Applications and Sectors

  • Budget Planning and Fiscal Policy: Forecasting revenue, expenditures, debt trajectories, and the overall stance of fiscal policy. Models support decisions about taxation, deficits, and long-run sustainability, while forcing explicit trade-offs between current spending and future obligations. See fiscal policy and budget process.

  • Tax Policy Design: Evaluating how tax changes affect behavior, revenue, and distributional outcomes. CGE and micro-simulation models are commonly used to project behavioral responses and incidence across different groups. See tax policy.

  • Social Programs: Assessing welfare, unemployment, housing, and other supports to gauge effectiveness, cost, and distributional impact. In some analyses, researchers compare program designs to private-sector service delivery benchmarks without surrendering public accountability.

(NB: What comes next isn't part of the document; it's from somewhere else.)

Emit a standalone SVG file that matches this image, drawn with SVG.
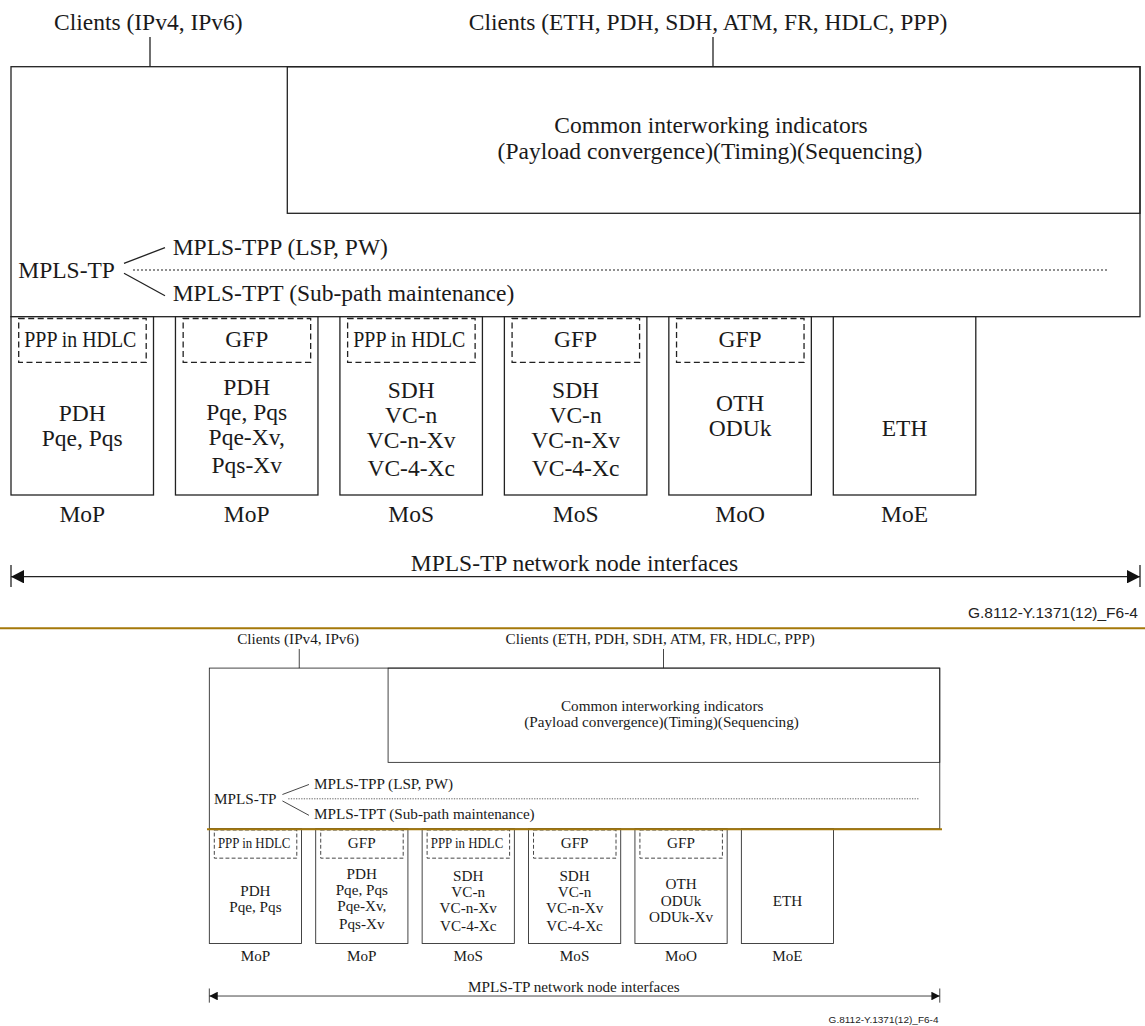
<svg xmlns="http://www.w3.org/2000/svg" width="1145" height="1026" viewBox="0 0 1145 1026">
<style>
.box{fill:#fff;stroke:#222;stroke-width:1.3}
.ob{fill:none;stroke:#222;stroke-width:1.3}
.dash{fill:none;stroke:#222;stroke-width:1.3;stroke-dasharray:6 3.5}
.ln{stroke:#222;stroke-width:1.3;fill:none}
.dot{stroke:#222;stroke-width:1.1;stroke-dasharray:2 2;fill:none}
.t{font-family:"Liberation Serif","Times New Roman",serif;font-size:23.5px;fill:#1a1a1a}
.m{text-anchor:middle}
.cap{font-family:"Liberation Sans",Arial,sans-serif;font-size:15.5px;text-anchor:end;fill:#222}
.sep{stroke:#a5780a;stroke-width:2}
</style>
<defs>
<marker id="ah" viewBox="0 0 13 13.4" refX="13" refY="6.7" markerWidth="13" markerHeight="13.4" markerUnits="userSpaceOnUse" orient="auto-start-reverse">
<path d="M0,0 L13,6.7 L0,13.4 z" fill="#111"/>
</marker>
</defs>

<g id="big">
<g id="main-box">
<rect class="ob" x="11" y="66.7" width="1129" height="250"/>
<text class="t" x="18.3" y="277.7">MPLS-TP</text>
<text class="t" x="172.7" y="255">MPLS-TPP (LSP, PW)</text>
<text class="t" x="172.7" y="301">MPLS-TPT (Sub-path maintenance)</text>
</g>
<g id="common-box">
<rect class="ob" x="287.3" y="66.7" width="852.7" height="146.6"/>
<text class="t m" x="711" y="133">Common interworking indicators</text>
<text class="t m" x="710" y="159">(Payload convergence)(Timing)(Sequencing)</text>
</g>
<g id="clients-ip"><text class="t m" x="148.3" y="30">Clients (IPv4, IPv6)</text></g>
<g id="clients-other"><text class="t m" x="708" y="30">Clients (ETH, PDH, SDH, ATM, FR, HDLC, PPP)</text></g>

<g id="mop1">
<rect class="box" x="11" y="316.7" width="142.5" height="178.3"/>
<rect class="dash" x="18.7" y="318.5" width="127.5" height="43.8"/>
<text class="t" x="24.3" y="347" textLength="112" lengthAdjust="spacingAndGlyphs">PPP in HDLC</text>
<text class="t m" x="82.25" y="421">PDH</text>
<text class="t m" x="82.25" y="446">Pqe, Pqs</text>
<text class="t m" x="82.25" y="522">MoP</text>
</g>
<g id="mop2">
<rect class="box" x="175.46" y="316.7" width="142.5" height="178.3"/>
<rect class="dash" x="183.16" y="318.5" width="127.5" height="43.8"/>
<text class="t m" x="246.7" y="347">GFP</text>
<text class="t m" x="246.7" y="395">PDH</text>
<text class="t m" x="246.7" y="420">Pqe, Pqs</text>
<text class="t m" x="246.7" y="445">Pqe-Xv,</text>
<text class="t m" x="246.7" y="472.5">Pqs-Xv</text>
<text class="t m" x="246.7" y="522">MoP</text>
</g>
<g id="mos1">
<rect class="box" x="339.92" y="316.7" width="142.5" height="178.3"/>
<rect class="dash" x="347.62" y="318.5" width="127.5" height="43.8"/>
<text class="t" x="353.3" y="347" textLength="112" lengthAdjust="spacingAndGlyphs">PPP in HDLC</text>
<text class="t m" x="411.2" y="398">SDH</text>
<text class="t m" x="411.2" y="423">VC-n</text>
<text class="t m" x="411.2" y="448">VC-n-Xv</text>
<text class="t m" x="411.2" y="475.5">VC-4-Xc</text>
<text class="t m" x="411.2" y="522">MoS</text>
</g>
<g id="mos2">
<rect class="box" x="504.38" y="316.7" width="142.5" height="178.3"/>
<rect class="dash" x="512.08" y="318.5" width="127.5" height="43.8"/>
<text class="t m" x="575.6" y="347">GFP</text>
<text class="t m" x="575.6" y="398">SDH</text>
<text class="t m" x="575.6" y="423">VC-n</text>
<text class="t m" x="575.6" y="448">VC-n-Xv</text>
<text class="t m" x="575.6" y="475.5">VC-4-Xc</text>
<text class="t m" x="575.6" y="522">MoS</text>
</g>
<g id="moo">
<rect class="box" x="668.84" y="316.7" width="142.5" height="178.3"/>
<rect class="dash" x="676.54" y="318.5" width="127.5" height="43.8"/>
<text class="t m" x="740.1" y="347">GFP</text>
<text class="t m" x="740.1" y="411">OTH</text>
<text class="t m" x="740.1" y="436">ODUk</text>
<text class="t m" x="740.1" y="522">MoO</text>
</g>
<g id="moe">
<rect class="box" x="833.3" y="316.7" width="142.5" height="178.3"/>
<text class="t m" x="904.6" y="436">ETH</text>
<text class="t m" x="904.6" y="522">MoE</text>
</g>
<g id="interfaces-label"><text class="t m" x="574.5" y="570.5">MPLS-TP network node interfaces</text></g>
<g id="caption"><text class="cap" x="1138" y="618">G.8112-Y.1371(12)_F6-4</text></g>

<g id="connectors">
<line class="ln" x1="150" y1="37" x2="150" y2="66.7"/>
<line class="ln" x1="713" y1="37" x2="713" y2="66.7"/>
<line class="ln" x1="124" y1="263.3" x2="165" y2="247.7"/>
<line class="ln" x1="124" y1="273.3" x2="165" y2="295.7"/>
<line class="dot" x1="133" y1="270" x2="1108" y2="270"/>
<line class="ln" x1="11" y1="576.7" x2="1140" y2="576.7" marker-start="url(#ah)" marker-end="url(#ah)"/>
<line class="ln" x1="11" y1="565" x2="11" y2="587"/>
<line class="ln" x1="1140" y1="565" x2="1140" y2="587"/>
</g>
</g>

<line class="sep" x1="0" y1="628.3" x2="1145" y2="628.3"/>

<g id="small" transform="matrix(0.647 0 0 0.643 202.2 625.2)">
<g id="s-main-box">
<rect class="ob" x="11" y="66.7" width="1129" height="250"/>
<text class="t" x="18.3" y="277.7">MPLS-TP</text>
<text class="t" x="172.7" y="255">MPLS-TPP (LSP, PW)</text>
<text class="t" x="172.7" y="301">MPLS-TPT (Sub-path maintenance)</text>
</g>
<g id="s-common-box">
<rect class="ob" x="287.3" y="66.7" width="852.7" height="146.6"/>
<text class="t m" x="711" y="133">Common interworking indicators</text>
<text class="t m" x="710" y="159">(Payload convergence)(Timing)(Sequencing)</text>
</g>
<g id="s-clients-ip"><text class="t m" x="148.3" y="30">Clients (IPv4, IPv6)</text></g>
<g id="s-clients-other"><text class="t m" x="708" y="30">Clients (ETH, PDH, SDH, ATM, FR, HDLC, PPP)</text></g>

<g id="s-mop1">
<rect class="box" x="11" y="316.7" width="142.5" height="178.3"/>
<rect class="dash" x="18.7" y="318.5" width="127.5" height="43.8"/>
<text class="t" x="24.3" y="347" textLength="112" lengthAdjust="spacingAndGlyphs">PPP in HDLC</text>
<text class="t m" x="82.25" y="421">PDH</text>
<text class="t m" x="82.25" y="446">Pqe, Pqs</text>
<text class="t m" x="82.25" y="522">MoP</text>
</g>
<g id="s-mop2">
<rect class="box" x="175.46" y="316.7" width="142.5" height="178.3"/>
<rect class="dash" x="183.16" y="318.5" width="127.5" height="43.8"/>
<text class="t m" x="246.7" y="347">GFP</text>
<text class="t m" x="246.7" y="395">PDH</text>
<text class="t m" x="246.7" y="420">Pqe, Pqs</text>
<text class="t m" x="246.7" y="445">Pqe-Xv,</text>
<text class="t m" x="246.7" y="472.5">Pqs-Xv</text>
<text class="t m" x="246.7" y="522">MoP</text>
</g>
<g id="s-mos1">
<rect class="box" x="339.92" y="316.7" width="142.5" height="178.3"/>
<rect class="dash" x="347.62" y="318.5" width="127.5" height="43.8"/>
<text class="t" x="353.3" y="347" textLength="112" lengthAdjust="spacingAndGlyphs">PPP in HDLC</text>
<text class="t m" x="411.2" y="398">SDH</text>
<text class="t m" x="411.2" y="423">VC-n</text>
<text class="t m" x="411.2" y="448">VC-n-Xv</text>
<text class="t m" x="411.2" y="475.5">VC-4-Xc</text>
<text class="t m" x="411.2" y="522">MoS</text>
</g>
<g id="s-mos2">
<rect class="box" x="504.38" y="316.7" width="142.5" height="178.3"/>
<rect class="dash" x="512.08" y="318.5" width="127.5" height="43.8"/>
<text class="t m" x="575.6" y="347">GFP</text>
<text class="t m" x="575.6" y="398">SDH</text>
<text class="t m" x="575.6" y="423">VC-n</text>
<text class="t m" x="575.6" y="448">VC-n-Xv</text>
<text class="t m" x="575.6" y="475.5">VC-4-Xc</text>
<text class="t m" x="575.6" y="522">MoS</text>
</g>
<g id="s-moo">
<rect class="box" x="668.84" y="316.7" width="142.5" height="178.3"/>
<rect class="dash" x="676.54" y="318.5" width="127.5" height="43.8"/>
<text class="t m" x="740.1" y="347">GFP</text>
<text class="t m" x="740.1" y="411">OTH</text>
<text class="t m" x="740.1" y="436">ODUk</text>
<text class="t m" x="740.1" y="462">ODUk-Xv</text>
<text class="t m" x="740.1" y="522">MoO</text>
</g>
<g id="s-moe">
<rect class="box" x="833.3" y="316.7" width="142.5" height="178.3"/>
<text class="t m" x="904.6" y="436">ETH</text>
<text class="t m" x="904.6" y="522">MoE</text>
</g>
<g id="s-interfaces-label"><text class="t m" x="574.5" y="570.5">MPLS-TP network node interfaces</text></g>
<g id="s-caption"><text class="cap" x="1138" y="618">G.8112-Y.1371(12)_F6-4</text></g>

<g id="s-connectors">
<line class="ln" x1="150" y1="37" x2="150" y2="66.7"/>
<line class="ln" x1="713" y1="37" x2="713" y2="66.7"/>
<line class="ln" x1="124" y1="263.3" x2="165" y2="247.7"/>
<line class="ln" x1="124" y1="273.3" x2="165" y2="295.7"/>
<line class="dot" x1="133" y1="270" x2="1108" y2="270"/>
<line class="ln" x1="11" y1="576.7" x2="1140" y2="576.7" marker-start="url(#ah)" marker-end="url(#ah)"/>
<line class="ln" x1="11" y1="565" x2="11" y2="587"/>
<line class="ln" x1="1140" y1="565" x2="1140" y2="587"/>
</g>
</g>

<line class="sep" x1="207" y1="829.3" x2="942" y2="829.3"/>
</svg>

See social policy.

  • Healthcare and Education: Modelling the costs and outcomes of public health initiatives or educational interventions to prioritize programs with the strongest expected return in terms of improved health or learning outcomes per dollar spent. See health policy and education policy.

  • Infrastructure, Transport, and Public Works: Forecasting capital needs, maintenance costs, and user benefits for roads, rail, water, and other essential systems, often integrating life-cycle cost analyses with broader economic impacts. See infrastructure policy.

  • National Security and Defence Procurement: Evaluating acquisition plans, readiness, and lifecycle costs to ensure prudent stewardship of budget authority and to mitigate operational risk. See defense procurement.

Across these areas, analysts frequently link to broader economic and governance terms such as public finance, open government, and open data to situate modelling within a wider accountability ecosystem.

Debates and Controversies

Public sector modelling invites a number of pointed debates, many of which reflect different judgments about the proper scope of government and the best way to translate values into numbers.

  • Model accuracy versus uncertainty: Models provide a structured lens on possible futures, but they are not crystal balls. Assumptions about discount rates, growth paths, or behavioral responses can significantly shift results. Proponents argue that disciplined uncertainty analysis and stress tests are essential safeguards; critics warn that overreliance on point estimates can mislead, especially in the face of structural change or political constraints.

  • Value judgments in monetization: Cost-benefit analysis often places a monetary value on outcomes that are difficult to quantify, such as social cohesion or mental health improvements. Supporters contend that monetization is a practical necessity for comparing diverse effects; detractors say it can distort policy by sidelining important nonmarket values. In response, many analysts incorporate distributional weights, scenario ranges, and qualitative assessments to complement monetized results.

  • Dynamic scoring and fiscal illusion: When assessing tax or spending proposals, some models use dynamic scoring to estimate macroeconomic feedback. Advocates claim this better reflects real-world effects; opponents worry it can be used to justify larger deficits or to obscure distributional harms. The prudent approach is to present both static and dynamic results, with clear disclosure of assumptions.

  • Public versus private efficiency: From a practical standpoint, opponents argue that pure government-run programs often lack the incentives found in private markets, risking inefficiency. Modellers typically respond by incorporating competition, private sector benchmarks, and performance-based budgeting while preserving democratic oversight. The balance hinges on designing policies that harness private-sector discipline where it makes sense, without surrendering public accountability for essential services.

  • Distributional equity and safeguards against bias: Critics argue that modelling can entrench existing inequities if data bias or method choices exclude affected populations. Proponents counter that modern practice increasingly includes distributional analysis and target-based design to ensure that beneficial policies reach those in need. When criticisms arise, the remedy is greater transparency, independent validation, and explicit scrutiny of how results affect different groups, including black and white populations, among others.

  • Woke critiques and counterarguments: Some critics claim that modelling is used to rationalize preordained political outcomes or to perform social engineering under the guise of evidence. From a traditional policy perspective, the critique rests on the principle that sound policy should be guided by demonstrable efficiency, clear trade-offs, and adherence to principle rather than fashion or ideology. Proponents would argue that well-documented models, open data, and independent review refute claims of bias, and that ignoring rigorous modeling in the name of avoidance collapses practical governance into opinion.

Innovations and Future Trends

  • Data integration and analytics: As data sources expand, models can incorporate more timely information while improving granularity. This includes integrating administrative data, mobility data, and real-time indicators to improve responsiveness.

  • AI, machine learning, and explainability: Advances in AI offer potential for more sophisticated pattern recognition and scenario exploration, paired with a demand for explainable outputs so policymakers can understand how conclusions were reached and what drives recommendations. See artificial intelligence and explainable AI as related topics.

  • Open data and open science: The push toward accessible modelling documents, code, and datasets strengthens accountability and allows external validation by experts and the public. See open data and open government.

  • Privacy-preserving methods: Techniques such as differential privacy and secure multi-party computation aim to maintain data usefulness for modelling while protecting individual information, a balance increasingly central to governance.

  • Institutional design and governance reforms: Better governance practices—clear publication standards, independent review bodies, and performance-based budgeting—are seen as essential to ensure models contribute to prudent decision-making rather than simply reflecting political priorities. See governance and transparency.